--- start of Stored data ---

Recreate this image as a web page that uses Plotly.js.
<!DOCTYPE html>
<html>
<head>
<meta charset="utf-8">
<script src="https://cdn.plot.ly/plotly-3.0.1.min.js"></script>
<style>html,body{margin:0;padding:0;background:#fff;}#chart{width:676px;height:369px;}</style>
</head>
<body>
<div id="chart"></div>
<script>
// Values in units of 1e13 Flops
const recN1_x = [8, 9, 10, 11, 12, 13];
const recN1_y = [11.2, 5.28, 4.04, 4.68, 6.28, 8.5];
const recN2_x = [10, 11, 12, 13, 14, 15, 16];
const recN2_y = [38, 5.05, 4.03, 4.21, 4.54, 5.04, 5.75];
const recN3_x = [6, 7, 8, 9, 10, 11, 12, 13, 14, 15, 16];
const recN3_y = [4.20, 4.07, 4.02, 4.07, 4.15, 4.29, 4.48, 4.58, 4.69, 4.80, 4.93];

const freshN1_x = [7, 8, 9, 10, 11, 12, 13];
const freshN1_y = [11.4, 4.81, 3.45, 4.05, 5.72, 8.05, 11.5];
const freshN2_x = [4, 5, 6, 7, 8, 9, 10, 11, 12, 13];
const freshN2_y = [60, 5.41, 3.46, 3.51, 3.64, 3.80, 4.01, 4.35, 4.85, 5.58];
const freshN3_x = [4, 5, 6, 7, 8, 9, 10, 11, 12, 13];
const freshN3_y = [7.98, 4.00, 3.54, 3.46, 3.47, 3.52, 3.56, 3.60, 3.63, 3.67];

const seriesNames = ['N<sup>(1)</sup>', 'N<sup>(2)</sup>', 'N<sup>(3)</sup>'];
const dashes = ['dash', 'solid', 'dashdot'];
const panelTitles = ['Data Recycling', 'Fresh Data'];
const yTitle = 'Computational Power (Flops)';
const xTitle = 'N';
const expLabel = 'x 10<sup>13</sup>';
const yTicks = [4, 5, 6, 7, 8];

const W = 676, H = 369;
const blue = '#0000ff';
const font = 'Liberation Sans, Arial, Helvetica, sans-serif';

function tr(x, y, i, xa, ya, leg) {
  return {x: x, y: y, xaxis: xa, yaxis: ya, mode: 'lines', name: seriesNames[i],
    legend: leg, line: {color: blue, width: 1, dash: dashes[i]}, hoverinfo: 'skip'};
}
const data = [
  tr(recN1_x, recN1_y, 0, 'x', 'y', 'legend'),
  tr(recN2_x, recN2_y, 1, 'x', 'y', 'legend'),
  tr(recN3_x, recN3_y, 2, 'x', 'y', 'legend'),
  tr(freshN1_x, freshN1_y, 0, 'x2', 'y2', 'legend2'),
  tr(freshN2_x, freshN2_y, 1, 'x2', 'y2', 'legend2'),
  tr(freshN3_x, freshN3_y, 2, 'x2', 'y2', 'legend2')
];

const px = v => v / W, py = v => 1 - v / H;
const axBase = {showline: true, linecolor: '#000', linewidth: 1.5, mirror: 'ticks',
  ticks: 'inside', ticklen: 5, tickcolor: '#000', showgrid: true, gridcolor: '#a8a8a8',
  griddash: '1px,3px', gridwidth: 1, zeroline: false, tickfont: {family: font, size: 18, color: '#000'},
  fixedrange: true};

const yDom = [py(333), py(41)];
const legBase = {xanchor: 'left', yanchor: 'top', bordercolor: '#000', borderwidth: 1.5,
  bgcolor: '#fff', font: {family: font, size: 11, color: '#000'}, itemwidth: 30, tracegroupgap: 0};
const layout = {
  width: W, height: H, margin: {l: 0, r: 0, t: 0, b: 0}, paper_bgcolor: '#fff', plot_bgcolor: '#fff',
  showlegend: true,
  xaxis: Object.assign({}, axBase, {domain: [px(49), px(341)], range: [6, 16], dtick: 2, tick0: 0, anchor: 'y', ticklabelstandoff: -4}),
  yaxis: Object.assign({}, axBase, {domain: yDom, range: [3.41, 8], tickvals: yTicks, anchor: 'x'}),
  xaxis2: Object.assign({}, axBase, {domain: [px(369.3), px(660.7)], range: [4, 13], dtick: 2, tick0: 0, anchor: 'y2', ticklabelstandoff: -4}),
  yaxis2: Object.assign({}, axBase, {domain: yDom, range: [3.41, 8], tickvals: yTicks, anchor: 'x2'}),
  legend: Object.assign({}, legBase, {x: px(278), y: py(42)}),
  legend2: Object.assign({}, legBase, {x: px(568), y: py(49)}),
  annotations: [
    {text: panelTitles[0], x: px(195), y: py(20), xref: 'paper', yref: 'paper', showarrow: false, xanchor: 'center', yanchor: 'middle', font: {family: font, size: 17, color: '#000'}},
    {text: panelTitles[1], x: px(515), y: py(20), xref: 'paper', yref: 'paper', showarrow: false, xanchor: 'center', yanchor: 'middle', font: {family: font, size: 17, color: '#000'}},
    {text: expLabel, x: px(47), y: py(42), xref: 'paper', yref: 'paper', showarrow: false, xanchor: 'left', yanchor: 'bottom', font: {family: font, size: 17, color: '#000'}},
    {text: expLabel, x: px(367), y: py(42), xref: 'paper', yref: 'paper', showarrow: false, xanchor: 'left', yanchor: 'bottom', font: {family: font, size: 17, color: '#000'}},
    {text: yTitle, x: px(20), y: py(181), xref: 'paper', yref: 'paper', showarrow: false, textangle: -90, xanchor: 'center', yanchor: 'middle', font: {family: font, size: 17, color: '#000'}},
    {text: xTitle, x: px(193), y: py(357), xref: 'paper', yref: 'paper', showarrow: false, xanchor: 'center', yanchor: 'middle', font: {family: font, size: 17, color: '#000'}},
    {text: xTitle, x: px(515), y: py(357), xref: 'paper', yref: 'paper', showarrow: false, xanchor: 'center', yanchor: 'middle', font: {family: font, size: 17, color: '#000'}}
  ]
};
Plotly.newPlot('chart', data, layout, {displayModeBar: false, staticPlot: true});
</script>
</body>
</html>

--- end of Stored data ---

### Your goal
Return the whole listing exactly, with every line included.

### Written answer
Recreate this image as a web page that uses Plotly.js.
<!DOCTYPE html>
<html>
<head>
<meta charset="utf-8">
<script src="https://cdn.plot.ly/plotly-3.0.1.min.js"></script>
<style>html,body{margin:0;padding:0;background:#fff;}#chart{width:676px;height:369px;}</style>
</head>
<body>
<div id="chart"></div>
<script>
// Values in units of 1e13 Flops
const recN1_x = [8, 9, 10, 11, 12, 13];
const recN1_y = [11.2, 5.28, 4.04, 4.68, 6.28, 8.5];
const recN2_x = [10, 11, 12, 13, 14, 15, 16];
const recN2_y = [38, 5.05, 4.03, 4.21, 4.54, 5.04, 5.75];
const recN3_x = [6, 7, 8, 9, 10, 11, 12, 13, 14, 15, 16];
const recN3_y = [4.20, 4.07, 4.02, 4.07, 4.15, 4.29, 4.48, 4.58, 4.69, 4.80, 4.93];

const freshN1_x = [7, 8, 9, 10, 11, 12, 13];
const freshN1_y = [11.4, 4.81, 3.45, 4.05, 5.72, 8.05, 11.5];
const freshN2_x = [4, 5, 6, 7, 8, 9, 10, 11, 12, 13];
const freshN2_y = [60, 5.41, 3.46, 3.51, 3.64, 3.80, 4.01, 4.35, 4.85, 5.58];
const freshN3_x = [4, 5, 6, 7, 8, 9, 10, 11, 12, 13];
const freshN3_y = [7.98, 4.00, 3.54, 3.46, 3.47, 3.52, 3.56, 3.60, 3.63, 3.67];

const seriesNames = ['N<sup>(1)</sup>', 'N<sup>(2)</sup>', 'N<sup>(3)</sup>'];
const dashes = ['dash', 'solid', 'dashdot'];
const panelTitles = ['Data Recycling', 'Fresh Data'];
const yTitle = 'Computational Power (Flops)';
const xTitle = 'N';
const expLabel = 'x 10<sup>13</sup>';
const yTicks = [4, 5, 6, 7, 8];

const W = 676, H = 369;
const blue = '#0000ff';
const font = 'Liberation Sans, Arial, Helvetica, sans-serif';

function tr(x, y, i, xa, ya, leg) {
  return {x: x, y: y, xaxis: xa, yaxis: ya, mode: 'lines', name: seriesNames[i],
    legend: leg, line: {color: blue, width: 1, dash: dashes[i]}, hoverinfo: 'skip'};
}
const data = [
  tr(recN1_x, recN1_y, 0, 'x', 'y', 'legend'),
  tr(recN2_x, recN2_y, 1, 'x', 'y', 'legend'),
  tr(recN3_x, recN3_y, 2, 'x', 'y', 'legend'),
  tr(freshN1_x, freshN1_y, 0, 'x2', 'y2', 'legend2'),
  tr(freshN2_x, freshN2_y, 1, 'x2', 'y2', 'legend2'),
  tr(freshN3_x, freshN3_y, 2, 'x2', 'y2', 'legend2')
];

const px = v => v / W, py = v => 1 - v / H;
const axBase = {showline: true, linecolor: '#000', linewidth: 1.5, mirror: 'ticks',
  ticks: 'inside', ticklen: 5, tickcolor: '#000', showgrid: true, gridcolor: '#a8a8a8',
  griddash: '1px,3px', gridwidth: 1, zeroline: false, tickfont: {family: font, size: 18, color: '#000'},
  fixedrange: true};

const yDom = [py(333), py(41)];
const legBase = {xanchor: 'left', yanchor: 'top', bordercolor: '#000', borderwidth: 1.5,
  bgcolor: '#fff', font: {family: font, size: 11, color: '#000'}, itemwidth: 30, tracegroupgap: 0};
const layout = {
  width: W, height: H, margin: {l: 0, r: 0, t: 0, b: 0}, paper_bgcolor: '#fff', plot_bgcolor: '#fff',
  showlegend: true,
  xaxis: Object.assign({}, axBase, {domain: [px(49), px(341)], range: [6, 16], dtick: 2, tick0: 0, anchor: 'y', ticklabelstandoff: -4}),
  yaxis: Object.assign({}, axBase, {domain: yDom, range: [3.41, 8], tickvals: yTicks, anchor: 'x'}),
  xaxis2: Object.assign({}, axBase, {domain: [px(369.3), px(660.7)], range: [4, 13], dtick: 2, tick0: 0, anchor: 'y2', ticklabelstandoff: -4}),
  yaxis2: Object.assign({}, axBase, {domain: yDom, range: [3.41, 8], tickvals: yTicks, anchor: 'x2'}),
  legend: Object.assign({}, legBase, {x: px(278), y: py(42)}),
  legend2: Object.assign({}, legBase, {x: px(568), y: py(49)}),
  annotations: [
    {text: panelTitles[0], x: px(195), y: py(20), xref: 'paper', yref: 'paper', showarrow: false, xanchor: 'center', yanchor: 'middle', font: {family: font, size: 17, color: '#000'}},
    {text: panelTitles[1], x: px(515), y: py(20), xref: 'paper', yref: 'paper', showarrow: false, xanchor: 'center', yanchor: 'middle', font: {family: font, size: 17, color: '#000'}},
    {text: expLabel, x: px(47), y: py(42), xref: 'paper', yref: 'paper', showarrow: false, xanchor: 'left', yanchor: 'bottom', font: {family: font, size: 17, color: '#000'}},
    {text: expLabel, x: px(367), y: py(42), xref: 'paper', yref: 'paper', showarrow: false, xanchor: 'left', yanchor: 'bottom', font: {family: font, size: 17, color: '#000'}},
    {text: yTitle, x: px(20), y: py(181), xref: 'paper', yref: 'paper', showarrow: false, textangle: -90, xanchor: 'center', yanchor: 'middle', font: {family: font, size: 17, color: '#000'}},
    {text: xTitle, x: px(193), y: py(357), xref: 'paper', yref: 'paper', showarrow: false, xanchor: 'center', yanchor: 'middle', font: {family: font, size: 17, color: '#000'}},
    {text: xTitle, x: px(515), y: py(357), xref: 'paper', yref: 'paper', showarrow: false, xanchor: 'center', yanchor: 'middle', font: {family: font, size: 17, color: '#000'}}
  ]
};
Plotly.newPlot('chart', data, layout, {displayModeBar: false, staticPlot: true});
</script>
</body>
</html>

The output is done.